The reason why some develop sleep apnea is still unclear. Factors that are considered important are obesity, a small throat, neurological diseases and hormonal disorders. But even those without that background can suffer. The thesis shows that tissue damage in the soft palate also is an important factor that contributes to the development of sleep apnea and disturbances in swallowing function.
"The nerve and muscles injuries seem to contribute to the collapse of the upper airway during sleep. Most likely, the damage results from the recurrent snoring vibrations the tissues are exposed to," says Farhan Shah, Ph.D. student at the Department of Integrative Medical Biology at Umeå University.
In his dissertation, Farhan Shah reports a study in which his research team examined eight patients who have been snoring for many years and 14 patients with snoring and sleep apnea. These have been compared to a control group of 18 non-snoring people. The subjects in the study were examined with overnight sleep registrations to detect sleep apnea. Disorders of the swallowing function were investigated with a video radiographic technique.
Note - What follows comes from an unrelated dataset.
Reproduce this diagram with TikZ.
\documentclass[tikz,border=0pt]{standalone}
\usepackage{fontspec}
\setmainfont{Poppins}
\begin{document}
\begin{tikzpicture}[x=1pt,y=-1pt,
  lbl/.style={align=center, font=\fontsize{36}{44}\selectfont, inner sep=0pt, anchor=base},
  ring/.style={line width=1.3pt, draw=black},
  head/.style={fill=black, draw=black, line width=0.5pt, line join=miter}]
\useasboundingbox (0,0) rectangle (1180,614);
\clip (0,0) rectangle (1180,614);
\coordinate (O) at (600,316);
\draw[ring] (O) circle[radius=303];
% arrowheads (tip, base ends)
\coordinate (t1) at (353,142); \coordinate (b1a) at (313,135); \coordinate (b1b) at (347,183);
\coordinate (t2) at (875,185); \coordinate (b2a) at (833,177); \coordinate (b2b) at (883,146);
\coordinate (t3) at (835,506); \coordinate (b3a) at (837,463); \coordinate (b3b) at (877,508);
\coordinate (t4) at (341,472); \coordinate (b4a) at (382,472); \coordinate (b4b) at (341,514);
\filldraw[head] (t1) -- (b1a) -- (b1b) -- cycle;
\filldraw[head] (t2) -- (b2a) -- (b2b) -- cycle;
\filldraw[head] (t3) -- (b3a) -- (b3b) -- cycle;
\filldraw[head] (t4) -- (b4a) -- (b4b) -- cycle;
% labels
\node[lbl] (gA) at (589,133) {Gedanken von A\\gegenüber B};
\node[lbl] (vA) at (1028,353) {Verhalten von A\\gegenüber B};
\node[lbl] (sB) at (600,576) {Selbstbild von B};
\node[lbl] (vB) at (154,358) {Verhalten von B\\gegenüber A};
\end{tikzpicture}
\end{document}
Tissue samples from the participants' soft palates were analyzed to detect muscle and nerve lesions. The results showed that snorers and sleep apnea patients had extensive damage in both nerves and muscles. The damage was related to the degree of swallowing disorders and the severity of sleep apnea.
The nerves in the soft palate of snorers and sleep apnea patients showed fewer nerve fibers and supporting cells that help the nerve fibers survive and regenerate. The nerves also had increased connective tissue. In muscle analysis, the researchers could see that a large number of muscle fibers in the soft palate showed changes reflecting loss of innervation due to nerve damage.
It was also possible to see changes in the protein structures in the muscle fibers' cell membrane and cell skeleton of snorers and sleep apnea patients. Such changes give muscle weakness and have been previously found only in genetic muscle diseases.
"Continued research is needed to see if treatment that prevents damage to nerves and muscles could cure or at least prevent further deterioration in snores and sleep apnea patients. It would be a big win because sleep apnea is a major public illness," says Farhan Shah.
More than 400,000 Swedes suffer from sleep apnea. The condition is characterized by snoring and recurrent respiratory arrest during sleep. It creates a stress for the body and a proven risk increases for high blood pressure, cardiovascular diseases and premature death.
Sleep apnea is estimated to cost 1 billion Swedish kronor a year. In addition, there is an unknown cost to society in the form of increased accident risks and reduced day time productivity due to disturbed sleep.